Friday, June 14, 2019

There's an "I" in Transcendentalist


Last night I texted our friend down the street to express my condolences over his Golden State Warriors' loss, of game, of Finals, of an Achilles and a knee. He texted back to say he got home after watching the game to find that his neighbor was dead.


This was not the neighbor with emergency orange netting for a gate, two geese and a huge pick-up truck. Or an ancient Chevy station wagon that sits under a tarp. That neighbor has an Amish beard and wears a hard furrow between his eyes. Sold cocaine on Oahu, he'd told our friend, then flew here on a private plane, lives in a friend's renovated shack. He's cut back the ferns, so his landscape is dirt and plastic toys. A trampoline fills much of the backyard, if that is what it is. He's a family man, but he'll kill your cat if he doesn't like you.


"Common name: häpu‘u, häpu‘u pulu, Hawaiian tree fern Habitat Häpu‘u is native to most of the Hawaiian islands. It is one of more than 800 species of tree ferns, descendants of prehistoric vegetation found worldwide in semi-wet to wet forests from sea level to over 5000 ft elevation."
https://www.ctahr.hawaii.edu/oc/freepubs/pdf/OF-16.pdf


"It [the fern] is a fabulous, mythological form, such as prevailed when the earth and air and water were inhabited by those extinct fossil creatures that we find." (HDT, Journals)  The hapu`u fern is far more rare just two miles down Highway 11; here it fills the middle canopy with light and sound shadow. The hapu`u grows slowly, is endangered by development. Fiddleheads cluster together, like members of a standing committee who've fallen silent, pulu like ostrich feathers. Or like sea horses, stranded in the rain forest.

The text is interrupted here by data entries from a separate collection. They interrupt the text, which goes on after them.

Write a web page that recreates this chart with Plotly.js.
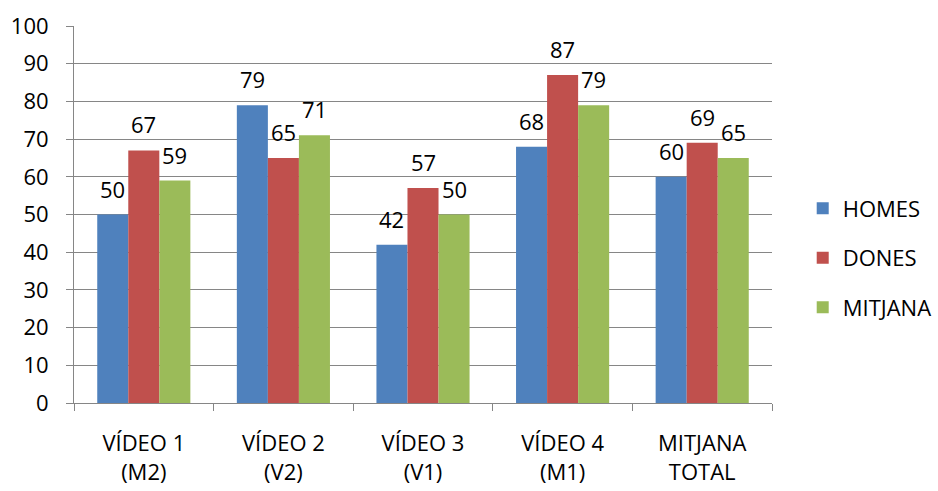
<!DOCTYPE html>
<html>
<head>
<meta charset="utf-8">
<script src="https://cdn.plot.ly/plotly-3.0.1.min.js"></script>
<style>html,body{margin:0;padding:0;background:#fff;}#chart{width:938px;height:491px;}</style>
</head>
<body>
<div id="chart"></div>
<script>
const categories = ["VÍDEO 1<br>(M2)", "VÍDEO 2<br>(V2)", "VÍDEO 3<br>(V1)", "VÍDEO 4<br>(M1)", "MITJANA<br>TOTAL"];
const homes = [50, 79, 42, 68, 60];
const dones = [67, 65, 57, 87, 69];
const mitjana = [59, 71, 50, 79, 65];
const seriesNames = ["HOMES", "DONES", "MITJANA"];
const colors = ["#4F81BD", "#C0504D", "#9BBB59"];
const FONT = "Open Sans, Lato, sans-serif";

const W = 938, H = 491;
const margin = {l: 74, r: 166, t: 26, b: 88, autoexpand: false};
const bargap = 0.333;
const plotW = W - margin.l - margin.r;
const barW = plotW / categories.length * (1 - bargap) / 3;

const values = [homes, dones, mitjana];
const traces = values.map((v, i) => ({
  type: "bar",
  name: seriesNames[i],
  x: categories,
  y: v,
  marker: {color: colors[i], line: {width: 0}},
  legendgroup: "g" + i,
  hoverinfo: "x+y+name"
}));

const annotations = [];
values.forEach((v, i) => {
  v.forEach((val, j) => {
    annotations.push({
      x: categories[j], y: val, xref: "x", yref: "y",
      text: String(val), showarrow: false,
      xanchor: "center", yanchor: "bottom",
      xshift: (i - 1) * barW, yshift: 9,
      font: {family: FONT, size: 22, color: "#000"}
    });
  });
});

const layout = {
  width: W, height: H,
  margin: margin,
  paper_bgcolor: "#fff", plot_bgcolor: "#fff",
  barmode: "group",
  bargap: bargap, bargroupgap: 0,
  font: {family: FONT, size: 22, color: "#000"},
  xaxis: {
    type: "category",
    showline: true, linecolor: "#868686", linewidth: 1,
    showgrid: false,
    tickson: "boundaries",
    ticks: "outside", ticklen: 7, tickcolor: "#868686",
    tickfont: {family: FONT, size: 22, color: "#000"},
    ticklabelstandoff: 21,
    automargin: false
  },
  yaxis: {
    range: [0, 100], dtick: 10,
    showline: true, linecolor: "#868686", linewidth: 1,
    showgrid: true, gridcolor: "#868686", gridwidth: 1,
    zeroline: false,
    ticks: "outside", ticklen: 7, tickcolor: "#868686",
    tickfont: {family: FONT, size: 22, color: "#000"},
    ticklabelstandoff: 13,
    automargin: false
  },
  annotations: annotations,
  legend: {
    x: 1.044, xanchor: "left", y: 0.385, yanchor: "middle",
    font: {family: FONT, size: 22, color: "#000"},
    traceorder: "grouped", tracegroupgap: 18,
    bgcolor: "rgba(0,0,0,0)"
  },
  showlegend: true
};

Plotly.newPlot("chart", traces, layout, {displayModeBar: false, staticPlot: true});
</script>
</body>
</html>
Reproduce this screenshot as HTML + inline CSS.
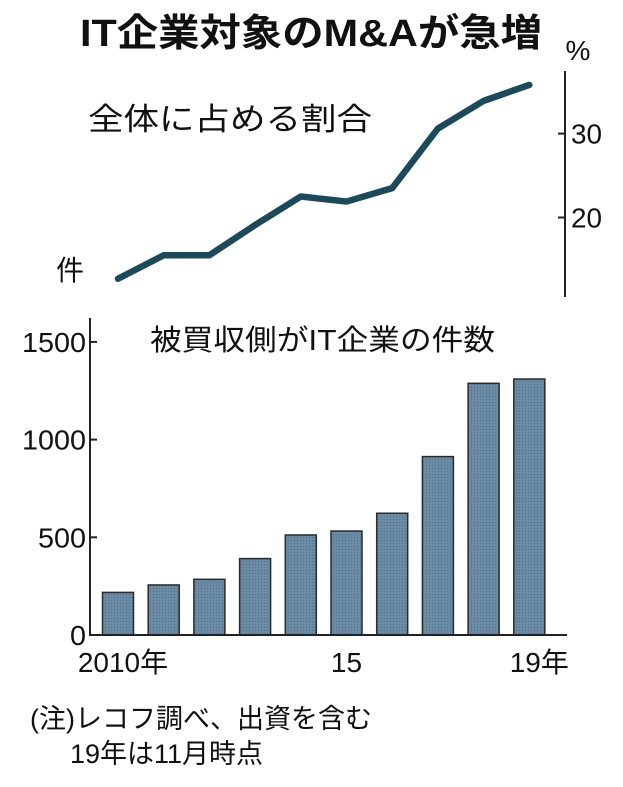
<!DOCTYPE html>
<html><head><meta charset="utf-8">
<style>
body{margin:0;background:#fff;width:623px;height:787px;overflow:hidden}
svg{display:block}
text{font-family:"Liberation Sans","Noto Sans CJK JP",sans-serif;fill:#111}
</style></head><body>
<svg id="chart" width="623" height="787" viewBox="0 0 623 787" xmlns="http://www.w3.org/2000/svg">
<defs>
<pattern id="dots" width="3" height="3" patternUnits="userSpaceOnUse">
<rect width="3" height="3" fill="#6b8ba5"/><rect width="1" height="1" fill="#4f6f88"/>
</pattern>
</defs>
<text x="311" y="46" text-anchor="middle" font-size="38" font-weight="bold" textLength="462" lengthAdjust="spacingAndGlyphs">IT企業対象のM&amp;Aが急増</text>
<text x="578" y="60" text-anchor="middle" font-size="28">%</text>
<text x="88" y="130" font-size="31" textLength="284" lengthAdjust="spacingAndGlyphs">全体に占める割合</text>
<text x="56" y="280" font-size="28">件</text>
<text x="150" y="350" font-size="29" textLength="345" lengthAdjust="spacingAndGlyphs">被買収側がIT企業の件数</text>
<g id="topG"></g>
<g id="botG"></g>
<text x="30" y="728" font-size="27">(注)レコフ調べ、出資を含む</text>
<text x="70" y="763" font-size="27">19年は11月時点</text>
</svg>
<script>
const years = [2010,2011,2012,2013,2014,2015,2016,2017,2018,2019];
const shareValues = [12.7,15.5,15.5,19.1,22.5,21.9,23.5,30.6,33.9,35.8];
const countValues = [218,256,285,391,512,532,623,913,1288,1310];
const shareTicks = [20,30];
const countTicks = [0,500,1000,1500];
const xLabels = ["2010年","","","","","15","","","","19年"];

const NS="http://www.w3.org/2000/svg";
function mk(tag,attrs,parent,txt){const e=document.createElementNS(NS,tag);for(const k in attrs)e.setAttribute(k,attrs[k]);if(txt!==undefined)e.textContent=txt;parent.appendChild(e);return e;}
const xs=i=>118+i*45.7;
const yTop=v=>217.5-(v-20)*8.39;
const yBot=v=>635-v*0.1954;

const topG=document.getElementById('topG');
const ax1=mk('line',{x1:565,y1:71,x2:565,y2:297,stroke:'#222','stroke-width':2},topG);


shareTicks.forEach(t=>{
  const tk=mk('line',{x1:558,y1:yTop(t),x2:565,y2:yTop(t),stroke:'#222','stroke-width':2},topG);
  
  
  const lb=mk('text',{x:571,y:yTop(t)+10,'font-size':28,textLength:31,lengthAdjust:'spacingAndGlyphs'},topG,String(t));
  
  
});
const ln=mk('polyline',{points:shareValues.map((v,i)=>xs(i)+','+yTop(v)).join(' '),fill:'none',stroke:'#1d4a5a','stroke-width':6.5,'stroke-linejoin':'round','stroke-linecap':'round'},topG);



const botG=document.getElementById('botG');
countValues.forEach((v,i)=>{
  const r=mk('rect',{x:xs(i)-15.5,y:yBot(v),width:31,height:635-yBot(v),fill:'url(#dots)',stroke:'#2a2a2a','stroke-width':1.5},botG);
  
  
});
const ax2=mk('line',{x1:90,y1:318,x2:90,y2:635,stroke:'#222','stroke-width':2},botG);


const bl=mk('line',{x1:89,y1:635,x2:567,y2:635,stroke:'#222','stroke-width':2},botG);


countTicks.forEach(t=>{
  if(t>0){const tk=mk('line',{x1:90,y1:yBot(t),x2:97,y2:yBot(t),stroke:'#222','stroke-width':2},botG);
  
  }
  const s=String(t);
  const lb=mk('text',{x:86,y:yBot(t)+10,'font-size':28,'text-anchor':'end',textLength:s.length*16,lengthAdjust:'spacingAndGlyphs'},botG,s);
  
  
});
xLabels.forEach((s,i)=>{
  if(!s)return;
  const lb=mk('text',{x:xs(i)+(i===0?5:i===9?10:0),y:672,'font-size':28,'text-anchor':'middle'},botG,s);
  
  
});
</script>
</body></html>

Perverse transcendentalist, our survivalist neighbor. American transcendentalism at the end of a gun or a threat.


Transcendentalism requires a container: Thoreau's cabin, Dickinson's attic room. This guy's shack, covered with NO TRESPASSING signs, a self-constructed cell. He wants his language to act; KEEP OUT is as literal as you get. Trump says Nancy Pelosi is a fascist. Now there's a poetic ruen of the word.


The ferns turn sunlight inside out, as if lit from below. The rain forest seems an inversion in the daylight, but clouds return it to mist and no-shadow. There is no doubling when the sky is clouded over, only singularity, if you can see it. A weed whacker screams through the forest from Haunani Road (I think), cutting holes in bird song. Bryant contrived a cone out of a plastic cutting board, installing it around wires that lead to the roof. The space between the tin roof and the plastic ceiling is a regular rat highway, he says. Puts chicken wire over holes in the kitchen (a banana was partially eaten the other night). I fail to feel an appropriate disgust, though I hardly want to share my space with rodents. Some evenings, a neighborhood cat leaps on the roof, all cement paws, paces up and back and then is gone.


In the forest there is so much you cannot see. It's a good place for those of us who favor our ears, whose sense of space is the distance between a patch of wind, an `apanane's song, and the now diminishing weed whacker (just elevated in decibels and pitch, alas). As if a museum were to provide obstacles to seeing art, asking the viewer to piece together each image through the sounds of conversation and echoes of feet. Thoreau hated museums, their fixity, their isolation. I found a Monet cathedral in the back of a museum in Belgrade. I wanted to ask, "What are you doing here?" It might have asked me the same.


I pull out a brochure at the Arts Center that advertises a "Captain Cook dinner cruise." Inside, we read about how little we know of the man. We read that he died in Kealakekua Bay, that he was a discoverer. And then we see photos of Duke Kahanomoku, with the phrase "History is fun!" attached. Captain Cook did die here, but we're not told why or how. I tell the predictable cannibal joke, and my "cousin" doesn't get it. She invited us to family dinner for father's day.


Bryant taps the wooden end of a broomstick against the ceiling. He heard a rat in there somewhere. Draws the broomstick across the crenellated ceiling. Outside, the sky is cerulean through gaps in the hapu`u and `ohia. Drone of engine and trill of cricket. The roof talks, even when it's not prompted by bird or rat. I'm unsure of its language of gesture. But now I hear the guard goose calling down the loop. Honking time.


Just past the dead man's house, someone put up an American flag. I think it a symbol, until from my bike I see flags all over the Village. The road in front of his house turns into a huge puddle when it rains. Beside the puddle, a hapu`u fern leans out over the water, its fronds erect in the early morning light.